Three years after the World Bank characterised and listed Nigeria as a fragile state, the country remains so listed in a 2007 study report alongside Burundi, Cambodia, Comoros, Congo, Democratic Republic of Congo, Guinea-Bissau, Kosovo (territory) and Lao PDR.
Other countries on the list are Papua New Guinea, Sao Tome and Principe, Tajikistan Timor-Lest, Togo, Uzbekistan, Afghanistan, Angola, Central African Republic, Haiti, Liberia, Myanmar, Solomon Islands, Somalia, Sudan and Zimbabwe.
With revenue receipts for 2008 fiscal year, anchored on $53.8 per barrel of crude oil, the Federal Government has proposed a capital expenditure profile of N600 billion in the 2008. The budget is expected to be presented to the National Assembly this week.
In its recent report on engaging fragile states by its study group, the bank said: “As defined by the World Bank, all fragile states are characterised by weak policies, institutions, and governance.”
Fragile states, the report said, are:
“Home to almost 500 million people, roughly half of whom earn less than a dollar a day, fragile states, until recently known in the World Bank as low-income countries under stress (LICUS), have attracted increasing attention.

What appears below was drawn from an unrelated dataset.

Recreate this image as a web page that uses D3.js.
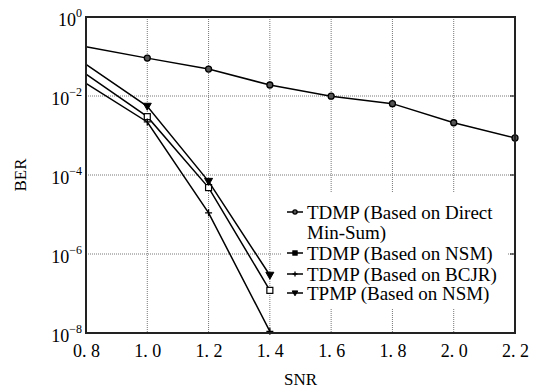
<!DOCTYPE html>
<html>
<head>
<meta charset="utf-8">
<script src="https://cdn.jsdelivr.net/npm/d3@7"></script>
<style>
  body { margin: 0; background: #fff; }
  svg text { font-family: "Liberation Serif", "DejaVu Serif", serif; fill: #000; }
</style>
</head>
<body>
<div id="chart"></div>
<script>
// values
var snr = [0.8, 1.0, 1.2, 1.4, 1.6, 1.8, 2.0, 2.2]
var berDirect = [0.176, 0.091, 0.048, 0.019, 0.0099, 0.0064, 0.0021, 0.00087]
var snrShort = [0.8, 1.0, 1.2, 1.4]
var berNSM = [0.036, 0.003, 4.8e-5, 1.2e-7]
var berBCJR = [0.021, 0.0022, 1.1e-5, 1.1e-8]
var berTPMP = [0.063, 0.0055, 6.9e-5, 2.9e-7]
var xTicks = [0.8, 1.0, 1.2, 1.4, 1.6, 1.8, 2.0, 2.2]
var yExps = [0, -2, -4, -6, -8]
var labels = ["TDMP (Based on Direct", "TDMP (Based on NSM)", "TDMP (Based on BCJR)", "TPMP (Based on NSM)"]

var margin = {top: 17, right: 28, bottom: 56, left: 86}
var width = 543 - margin.left - margin.right
var height = 389 - margin.top - margin.bottom

var svg = d3.select("#chart").append("svg")
  .attr("width", 543)
  .attr("height", 389)
var g = svg.append("g")
  .attr("transform", "translate(" + margin.left + "," + margin.top + ")")

var x = d3.scaleLinear().domain([0.8, 2.2]).range([0, width])
var y = d3.scaleLog().domain([1e-8, 1]).range([height, 0])

// grid
g.selectAll(".vgrid").data(xTicks.slice(1, -1)).enter().append("line")
  .attr("x1", d => x(d)).attr("x2", d => x(d))
  .attr("y1", 0).attr("y2", height)
  .attr("stroke", "#777").attr("stroke-width", 1).attr("stroke-dasharray", "1,1")
g.selectAll(".hgrid").data(yExps.slice(1, -1)).enter().append("line")
  .attr("x1", 0).attr("x2", width)
  .attr("y1", d => y(Math.pow(10, d))).attr("y2", d => y(Math.pow(10, d)))
  .attr("stroke", "#777").attr("stroke-width", 1).attr("stroke-dasharray", "1,1")

// axes via d3
var xAxis = g.append("g")
  .attr("transform", "translate(0," + height + ")")
  .call(d3.axisBottom(x).tickValues(xTicks).tickSize(0).tickPadding(11)
    .tickFormat(d => d3.format(".1f")(d).replace(".", ". ")))
xAxis.select(".domain").remove()
xAxis.selectAll("text").attr("font-size", 18).attr("dy", "0.71em")

var yAxis = g.append("g")
  .call(d3.axisLeft(y).tickValues(yExps.map(e => Math.pow(10, e))).tickSize(0).tickPadding(4)
    .tickFormat(""))
yAxis.select(".domain").remove()
yAxis.selectAll(".tick").each(function(d) {
  var e = Math.round(Math.log10(d))
  var t = d3.select(this).select("text")
    .attr("font-size", 18).attr("dy", "0.45em").attr("x", -4)
  t.append("tspan").text("10")
  t.append("tspan").attr("font-size", 12).attr("dy", "-0.75em")
    .text(e === 0 ? "0" : "\u2212" + (-e))
})

// right side inward ticks
g.selectAll(".rtick").data(yExps.slice(1, -1)).enter().append("line")
  .attr("x1", width - 5).attr("x2", width)
  .attr("y1", d => y(Math.pow(10, d))).attr("y2", d => y(Math.pow(10, d)))
  .attr("stroke", "#000")

// series
var line = d3.line().x(d => x(d[0])).y(d => y(d[1]))
var series = [
  {pts: d3.zip(snr, berDirect), m: "circle"},
  {pts: d3.zip(snrShort, berNSM), m: "square"},
  {pts: d3.zip(snrShort, berBCJR), m: "plus"},
  {pts: d3.zip(snrShort, berTPMP), m: "tri"}
]

function marker(sel, type, cx, cy, s) {
  if (type === "circle") {
    sel.append("circle").attr("cx", cx).attr("cy", cy).attr("r", 3 * s)
      .attr("fill", "#555").attr("stroke", "#000").attr("stroke-width", 1.3)
  } else if (type === "square") {
    sel.append("rect").attr("x", cx - 3 * s).attr("y", cy - 3 * s)
      .attr("width", 6 * s).attr("height", 6 * s)
      .attr("fill", s < 1 ? "#000" : "#fff").attr("stroke", "#000").attr("stroke-width", 1.2)
  } else if (type === "plus") {
    sel.append("path")
      .attr("d", "M" + (cx - 3.5 * s) + "," + cy + "H" + (cx + 3.5 * s) + "M" + cx + "," + (cy - 3.5 * s) + "V" + (cy + 3.5 * s))
      .attr("stroke", "#000").attr("stroke-width", 1.3)
  } else {
    sel.append("path")
      .attr("d", "M" + (cx - 4 * s) + "," + (cy - 3 * s) + "L" + (cx + 4 * s) + "," + (cy - 3 * s) + "L" + cx + "," + (cy + 4 * s) + "Z")
      .attr("fill", "#000").attr("stroke", "#000").attr("stroke-width", 1)
  }
}

series.forEach(function(s) {
  g.append("path").datum(s.pts).attr("d", line)
    .attr("fill", "none").attr("stroke", "#000").attr("stroke-width", 1.5)
  // no marker on the first point (0.8)
  s.pts.slice(1).forEach(function(p) { marker(g, s.m, x(p[0]), y(p[1]), 1) })
})

// frame
g.append("rect").attr("width", width).attr("height", height)
  .attr("fill", "none").attr("stroke", "#222").attr("stroke-width", 2)

// legend
var lg = g.append("g").attr("transform", "translate(" + (281 - margin.left) + "," + (193 - margin.top) + ")")
lg.append("rect").attr("width", 227).attr("height", 115).attr("fill", "#fff")
var rowY = [19, 60, 81, 100]
series.forEach(function(s, i) {
  lg.append("line").attr("x1", 6).attr("x2", 22).attr("y1", rowY[i]).attr("y2", rowY[i])
    .attr("stroke", "#000").attr("stroke-width", 1.5)
  marker(lg, s.m, 14, rowY[i], 0.7)
  lg.append("text").attr("x", 26).attr("y", rowY[i]).attr("dy", "0.35em")
    .attr("font-size", 19).text(labels[i])
})
lg.append("text").attr("x", 26).attr("y", 39).attr("dy", "0.35em")
  .attr("font-size", 19).text("Min-Sum)")

// axis titles
svg.append("text").attr("x", margin.left + width / 2).attr("y", 385)
  .attr("text-anchor", "middle").attr("font-size", 17).text("SNR")
svg.append("text").attr("transform", "translate(26," + (margin.top + height / 2) + ") rotate(-90)")
  .attr("text-anchor", "middle").attr("font-size", 17).text("BER")
</script>
</body>
</html>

Concern is growing about the ability of these countries to reach development goals as well as about the adverse economic effects they have on neighboring countries and the global spillovers that may follow.
“With their multiplicity of chronic problems, these countries pose some of the toughest development challenges.
Poor governance and extended internal conflicts are common among these countries, which all face similar hurdles: weak security, fractured societal relations, corruption, breakdown in the rule of law, and lack of mechanisms for generating legitimate power and authority.
As low-income countries, LICUS also have a huge backlog of investment needs and limited government resources to meet them.
“Past international engagement with these countries has failed to yield significant improvements, and donors and others continue to struggle with how best to assist fragile states. LICUS are characterised by weak policies, institutions, and governance.
The bank identified 25 such countries in fiscal year 2005. These 25 countries have a number of similarities: their infant mortality rate is a third higher than that of other low-income countries, life expectancy is 12 years lower, and their maternal mortality rate is about 20 percent higher.
“There are also important differences among LICUS. Some grew at around 4 percent per annum during 1995-2003. Others had negative growth rates of a similar magnitude. Some have abundant natural resources, while others are resource-poor.
These differences are recognised in four business models that the bank developed to work with countries in crisis: deterioration, prolonged crisis or impasse, post-conflict or political transition, and gradual improvement”.
According to the bank, plagued by a multitude of chronic problems, fragile states pose some of the toughest development challenges; donors and researchers are grappling with how best to respond to LICUS and have chosen to focus on different aspects of the problem.
Bank lending and administrative budgets to LICUS have increased since the start of the LICUS Initiative and have amounted to about $4.1 billion and $161 million, respectively, during fiscal 2003-05; Post-conflict LICUS absorbed a large share of LICUS lending during fiscal 2003-05.
2008 budget
With revenue receipts for 2008 fiscal year anchored on $53.8 per barrel of crude oil, the Federal Government has proposed a capital expenditure profile of N600 billion in 2008. The budget is expected to be presented to the National Assembly this week.
Minister of State for Finance, Mr. Remi Babalola, who made the disclosure in Abuja, said the budget process for 2009 would begin in February 2008 to enable the government engage all stakeholders in the country in the budgetary process.
He said the 2008 budget process was ongoing with very wide consultation and that right from the onset, the leadership of the National Assembly, civil societies, the private sector, and ministry officials were involved in the process.
It was gathered that all stakeholders are involved in the formulation of the 2008 budget and each of those involved was given the fiscal strategy of the government as a guide.
Babalola said 60 per cent of the capital budget for 2008 would be put into use in the productive sector in order to grow the economy.
The focus of the budget, he said, was on four key areas: power: agriculture and water, education and security of life and property including the issue of Niger Delta.
The minister said government planned to provide a clear, coherent and consistent economic policy framework for the economy.
Babalola said it was the need for consistent policy framework to drive the economic reforms that made the Federal Government to abolish the waivers and concessions granted to individuals.
He said that such concessions granted in the past did not give a level playing field to economic operators, adding that the federal Government plans to give sectoral concessions which every operator in that sector will benefit from and not concession to individuals.